Somut olayda, davacı tarafça müvekkilinin yüzündeki sabit izler nedeniyle estetik ameliyatı olması gerektiği gerekçesiyle tedavi gideri talebinde bulunulmuş olup mahkemece henüz tedavi gideri yapılmadığı ve malvarlığında eksilme olmadığı gerekçesiyle tedavi gideri talebinin reddine karar verilmiştir.
Her ne kadar mahkemece henüz tedavi gideri yapılmadığı gerekçesiyle talebin reddine karar verilmiş ise de; ileride yapılması tıbbi olarak zaruri olan tedavi giderlerinin istenilmesinde herhangi bir engel bulunmamaktadır. İleride yapılması zaruri ve muhakkak olan tedavi giderlerinin talep edilmesinde herhangi bir engel bulunmadığından davacı tarafın bu talebi hakkında araştırma yapılarak sonucuna göre karar verilmesi gerekmektedir.

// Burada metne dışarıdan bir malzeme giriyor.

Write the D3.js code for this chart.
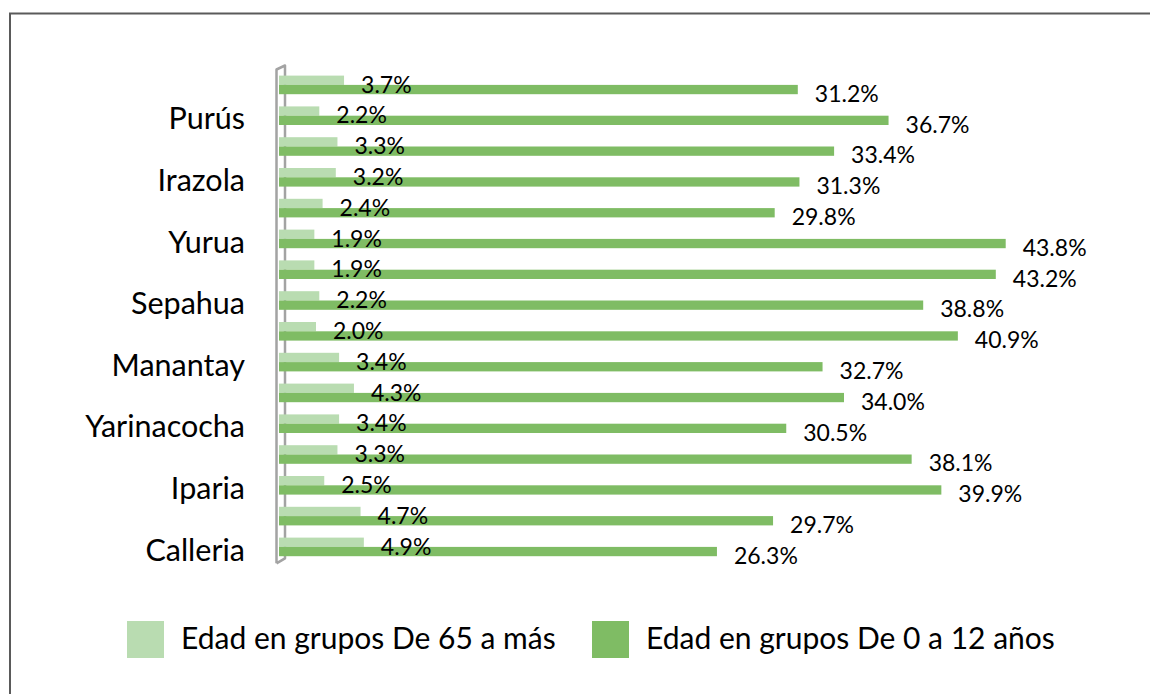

Bu durumda mahkemece, davacı tarafın estetik ameliyat gideri hakkında gerekli tüm tıbbi belgeler dosya arasına celbedilerek estetik cerrahisi alanında uzman doktor bilirkişi ya da bilirkişi heyetinden davacının yüzündeki sabit iz nedeniyle ameliyat olmasının gerekip gerekmediği, ameliyat ile davacının yüzündeki sabit izlerin kısmen veya tamamen giderilebilmesinin mümkün olup olmadığı, tıbben ameliyatın yapılması gerekiyor ise söz konusu ameliyat için yapılması gereken tedavi giderlerinin ne kadar olduğu hususunda bilirkişi raporu alınarak sonucuna göre karar verilmesi gerekirken eksik inceleme ile yazılı şekilde karar verilmesi doğru görülmemiştir.
SONUÇ : Yukarıda (1) nolu bentte açıklanan nedenlerle davalılar ... ve ... vekilinin tüm temyiz itirazlarının, davacı vekilinin ise sair temyiz itirazlarının reddine, (2) nolu bentte açıklanan nedenlerle davacı vekilinin temyiz itirazlarının kabulü ile hükmün BOZULMASINA, aşağıda dökümü yazılı 384,23 TL kalan harcın temyiz eden davalılar ... ve ..."dan alınmasına peşin alınan temyiz harcının istek halinde hükmü temyiz eden davacıya geri verilmesine, 26/05/2016 gününde oybirliğiyle karar verildi.